The Tuesday Discussion: Extending Aaron Judge
This week we asked our writers:
Given his history of repeated injuries, and knowing he is already under contract through his Age-30 season, would you give Aaron Judge a contract extension?
Why or why not?
Our writers responded:
Matthew Cohen – At this point, you are looking at a 7 year deal that would take you through his age 34 season. So you add a year or 2 at peak performance and then 2-3 years of hopefully moderate decline.
If his baseline is 450-500 plate appearances per year, that’s quite a risk.
I think that I would wait it out, which is what Cashman appears to be doing.
Paul Semendinger – Do I need to say (does any Yankees fan need to say) that I think Aaron Judge is awesome?
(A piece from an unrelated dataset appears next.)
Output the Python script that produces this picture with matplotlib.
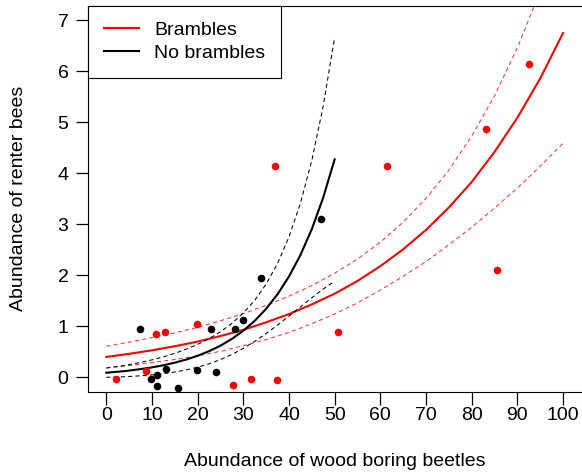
import numpy as np
import matplotlib.pyplot as plt

plt.rcParams['font.family'] = ['Liberation Sans', 'DejaVu Sans']

# observed points, sites with brambles (red) and without (black)
bram_x = [2.2, 8.8, 10.8, 12.8, 19.8, 27.7, 31.7, 37.3, 37.0, 50.8, 61.4, 83.2, 85.6, 92.5]
bram_y = [-0.03, 0.12, 0.84, 0.88, 1.04, -0.16, -0.03, -0.05, 4.14, 0.88, 4.15, 4.86, 2.10, 6.14]

nobr_x = [7.3, 9.9, 11.1, 11.0, 13.0, 15.8, 19.8, 22.9, 24.0, 28.1, 30.0, 33.8, 47.1]
nobr_y = [0.94, -0.03, 0.04, -0.18, 0.17, -0.20, 0.14, 0.94, 0.11, 0.95, 1.12, 1.95, 3.10]

bram_fx = [0, 5, 10, 15, 20, 25, 30, 35, 40, 45, 50, 55, 60, 65, 70, 75, 80, 85, 90, 95, 100]
bram_fit = [0.40, 0.46, 0.53, 0.61, 0.70, 0.81, 0.93, 1.08, 1.24, 1.43, 1.64, 1.89, 2.18, 2.51,
            2.89, 3.33, 3.83, 4.42, 5.09, 5.86, 6.75]
bram_up = [0.61, 0.69, 0.78, 0.87, 0.98, 1.11, 1.25, 1.41, 1.59, 1.80, 2.04, 2.32, 2.65, 3.04,
           3.51, 4.06, 4.73, 5.52, 6.46, 7.57, 8.90]
bram_lo = [0.19, 0.23, 0.29, 0.35, 0.42, 0.51, 0.62, 0.74, 0.88, 1.05, 1.24, 1.46, 1.71, 1.98,
           2.27, 2.60, 2.94, 3.32, 3.71, 4.14, 4.59]

# fitted curve + confidence band, no brambles (every 2.5 units)
nobr_fx = [0, 2.5, 5, 7.5, 10, 12.5, 15, 17.5, 20, 22.5, 25, 27.5, 30, 32.5, 35, 37.5, 40, 42.5,
           45, 47.5, 50]
nobr_fit = [0.090, 0.109, 0.132, 0.161, 0.195, 0.236, 0.287, 0.348, 0.422, 0.512, 0.620, 0.753,
            0.913, 1.107, 1.343, 1.629, 1.975, 2.396, 2.906, 3.525, 4.274]
nobr_up = [0.180, 0.211, 0.248, 0.292, 0.342, 0.400, 0.470, 0.551, 0.646, 0.759, 0.893, 1.058,
           1.259, 1.510, 1.828, 2.233, 2.750, 3.412, 4.253, 5.319, 6.664]
nobr_lo = [0.000, 0.007, 0.016, 0.030, 0.048, 0.072, 0.104, 0.145, 0.198, 0.265, 0.347, 0.448,
           0.567, 0.704, 0.858, 1.025, 1.200, 1.380, 1.559, 1.731, 1.884]

x_ticks = np.arange(0, 101, 10)
y_ticks = np.arange(0, 8, 1)

W, H = 582, 476
FS = 14
fig = plt.figure(figsize=(W / 100, H / 100), dpi=100)
# plot region in pixels: x 88..581, y 6..392 (from top)
ax = fig.add_axes([88 / W, (H - 391.6) / H, (581.3 - 88) / W, (391.6 - 6) / H])

ax.scatter(bram_x, bram_y, s=30, color='red', linewidths=0, zorder=3)
ax.scatter(nobr_x, nobr_y, s=30, color='black', linewidths=0, zorder=3)

dash = (0, (4, 3))
ax.plot(bram_fx, bram_fit, color='red', lw=1.5, label='Brambles')
ax.plot(bram_fx, bram_up, color='red', lw=0.75, ls=dash, alpha=0.8)
ax.plot(bram_fx, bram_lo, color='red', lw=0.75, ls=dash, alpha=0.8)

ax.plot(nobr_fx, nobr_fit, color='black', lw=1.5, label='No brambles')
ax.plot(nobr_fx, nobr_up, color='black', lw=0.75, ls=dash)
ax.plot(nobr_fx, nobr_lo, color='black', lw=0.75, ls=dash)

ax.set_xlim(-4, 104)
ax.set_ylim(-0.28, 7.28)
ax.set_xticks(x_ticks)
ax.set_yticks(y_ticks)
ax.tick_params(axis='both', direction='out', length=9, width=0.9, labelsize=FS)
ax.tick_params(axis='x', pad=2)
ax.tick_params(axis='y', pad=5)

for side in ['left', 'bottom', 'top']:
    ax.spines[side].set_linewidth(0.8)
    ax.spines[side].set_color('black')
ax.spines['right'].set_visible(False)

ax.set_xlabel('Abundance of wood boring beetles', fontsize=FS)
ax.xaxis.set_label_coords(0.5, -(462 - 391.6) / 385.6)
ax.xaxis.label.set_va('center')
ax.set_ylabel('Abundance of renter bees', fontsize=FS)
ax.yaxis.set_label_coords((18 - 88) / 493.3, 0.5)
ax.yaxis.label.set_va('center')

leg = ax.legend(loc='upper left', bbox_to_anchor=(0, 1), borderaxespad=0, fontsize=FS,
                fancybox=False, framealpha=1, edgecolor='black', handlelength=1.8,
                handletextpad=0.8, borderpad=0.8, labelspacing=0.27)
leg.get_frame().set_linewidth(0.8)

fig.savefig('out.png', dpi=100)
He’s great. I love his approach. I love his skill. He is, in some ways, the Yankees of today. But, would I give him a contract extension? No. I hate saying that. Before I’d extend him, I’d need to see that he can play a full season, maybe two. The continued injuries give me great pause. I just know if he can stay injury free enough to give him a superstar contract in length and salary. I’d rather pay more in 2022 and seeing this out than by offering to buy out those years and the years into his mid-30’s now.
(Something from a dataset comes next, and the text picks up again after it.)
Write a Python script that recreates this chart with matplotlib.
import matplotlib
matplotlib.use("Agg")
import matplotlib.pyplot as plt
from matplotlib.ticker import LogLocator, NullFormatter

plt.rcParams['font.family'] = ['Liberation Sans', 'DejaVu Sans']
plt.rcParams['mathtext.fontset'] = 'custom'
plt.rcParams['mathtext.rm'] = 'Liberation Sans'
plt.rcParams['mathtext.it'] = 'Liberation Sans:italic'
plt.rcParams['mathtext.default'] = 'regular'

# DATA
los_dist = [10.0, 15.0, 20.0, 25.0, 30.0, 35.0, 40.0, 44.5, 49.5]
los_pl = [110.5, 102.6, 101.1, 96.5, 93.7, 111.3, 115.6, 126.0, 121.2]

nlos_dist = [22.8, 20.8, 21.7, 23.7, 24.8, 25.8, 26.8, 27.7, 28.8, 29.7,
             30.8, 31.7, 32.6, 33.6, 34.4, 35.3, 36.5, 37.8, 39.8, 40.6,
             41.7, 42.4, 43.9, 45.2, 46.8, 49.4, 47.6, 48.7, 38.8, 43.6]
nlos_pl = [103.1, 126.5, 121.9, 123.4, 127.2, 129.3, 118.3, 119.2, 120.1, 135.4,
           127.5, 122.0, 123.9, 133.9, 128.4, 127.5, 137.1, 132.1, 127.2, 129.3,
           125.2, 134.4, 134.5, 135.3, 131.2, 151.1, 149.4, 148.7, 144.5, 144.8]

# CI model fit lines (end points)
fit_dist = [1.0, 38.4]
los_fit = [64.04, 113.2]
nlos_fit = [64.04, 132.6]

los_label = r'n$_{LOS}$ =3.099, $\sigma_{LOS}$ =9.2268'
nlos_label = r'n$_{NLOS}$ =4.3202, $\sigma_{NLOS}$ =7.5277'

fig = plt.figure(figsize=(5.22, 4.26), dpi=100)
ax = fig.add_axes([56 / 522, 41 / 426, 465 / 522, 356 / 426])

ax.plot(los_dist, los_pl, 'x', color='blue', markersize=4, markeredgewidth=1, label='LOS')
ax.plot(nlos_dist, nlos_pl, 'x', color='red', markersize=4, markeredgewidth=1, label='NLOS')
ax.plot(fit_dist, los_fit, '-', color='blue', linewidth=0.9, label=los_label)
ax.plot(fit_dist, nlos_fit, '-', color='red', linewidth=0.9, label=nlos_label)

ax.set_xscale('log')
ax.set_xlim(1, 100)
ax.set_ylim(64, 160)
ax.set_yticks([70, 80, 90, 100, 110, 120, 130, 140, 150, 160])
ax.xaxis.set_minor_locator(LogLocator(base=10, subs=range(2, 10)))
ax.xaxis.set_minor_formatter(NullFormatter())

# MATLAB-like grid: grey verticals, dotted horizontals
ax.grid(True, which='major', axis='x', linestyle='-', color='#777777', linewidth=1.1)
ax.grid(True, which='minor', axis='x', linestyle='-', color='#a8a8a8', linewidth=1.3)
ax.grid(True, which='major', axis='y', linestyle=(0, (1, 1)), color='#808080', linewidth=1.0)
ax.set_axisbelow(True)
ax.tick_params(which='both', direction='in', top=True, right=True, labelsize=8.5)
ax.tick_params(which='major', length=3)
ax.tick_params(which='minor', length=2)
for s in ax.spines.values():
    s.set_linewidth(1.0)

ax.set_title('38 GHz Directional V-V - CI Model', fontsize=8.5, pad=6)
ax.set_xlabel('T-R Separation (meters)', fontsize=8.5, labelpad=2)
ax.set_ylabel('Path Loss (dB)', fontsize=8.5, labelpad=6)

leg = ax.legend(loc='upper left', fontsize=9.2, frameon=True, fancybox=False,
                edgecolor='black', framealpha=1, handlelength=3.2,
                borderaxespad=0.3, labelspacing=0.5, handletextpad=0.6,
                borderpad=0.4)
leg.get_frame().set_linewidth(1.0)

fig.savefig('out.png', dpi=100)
Patrick Gunn – As hard as it is, I would not extend Aaron Judge. When healthy, Judge is one of the best hitters in the game. Key word being when. The fact that he has had major injuries while approaching his thirties and with Giancarlo Stanton already locked up (with little chance that Stanton opts out), I would say that the Yankees should focus on developing Jasson Dominguez and prepping for a future without Aaron Judge.
Michael Saffer – Despite his history of injuries, I would give Aaron Judge an extension because he is one of the faces of the game. When kids talk about MLB, they mention Judge and Mike Trout. Fans of all ages love him. He represents the way a ball player should carry themselves. He interacts with the fans. His jersey is a top seller.
That being said, I am thinking outside the box with his extension offer. It would be an incentive-based contract with salary milestones for playing in x amount of games per season. I would also work into the contract the possibility of being named captain if he meets certain milestones. With interest in baseball declining among younger generations the Yankees need a player like Judge on the team.
Ed Botti – I hate to say it, but no. In order to earn a contract extension he needs to prove that he can stay healthy and play 140 or so games a year. With players such as Stanton, Hicks, and Severino all signed long term, and not playing, it makes it even harder to devote valuable resources to a player, if they can’t stay on the field. If Aaron can, I would offer an extension in a heartbeat. So, I think the Yanks will take it slow, and see how his health plays out. No rush.
Derek McAdam – I believe the Yankees have to hold off giving Judge an extension until the final year of his contract. Even though he may be seen as the “franchise” player, he has had his problems with injuries. Brian Cashman has had some bad contracts riddled by injuries over the past few seasons, and should not jump to an extension unless Judge can figure the injury problem out. If he remains healthy over the next two seasons and can be productive, then maybe a decent four-year extension may be perfect for him. But we have to get to that point first!
Mike Whiteman – I’d like to see the Yankees give Judge a modest extension. Judge’s talent and emerging leadership role within the team warrants locking him up to perhaps age 32. Even with the physical problems he has had, all it takes is one really good season over the next few years to get a monster extension that can hang over a franchise’s neck for a long time. Extending Judge now could keep the Yanks out of an agonizing decision down the road.
There of course is risk in extending Judge, but Judge is the kind of player you take risks with.
Ethan Semendinger – As much as I want to argue in the negative about extending Aaron Judge, even with his substantial loss of playing time (110 games in the past two seasons), he’s still a star. Yet, the problem is that Aaron Judge, by virtue of having an insane rookie season in 2017 and playing in the biggest market in the USA, has become a superstar. The big problem is that Aaron Judge is not a superstar because of how often he is injured/missing time, and we have to start seeing him as just a star player. (If he is healthy he is a superstar, which is the problem.)
Aaron Judge these past two seasons averaged 5.5 bWAR (4.85 fWAR), even considering how much time he has missed. On the open market, each WAR is worth about $8 to $10 Million. At the lower-bound, Judge has been worth about $38.8 Million per year and at the upper-bound he has been worth about $55 Million per year. Given this, I’d offer Judge a contract extension, and I think the Yankees can get a good team deal with him by stressing how impactful his injuries are on the team.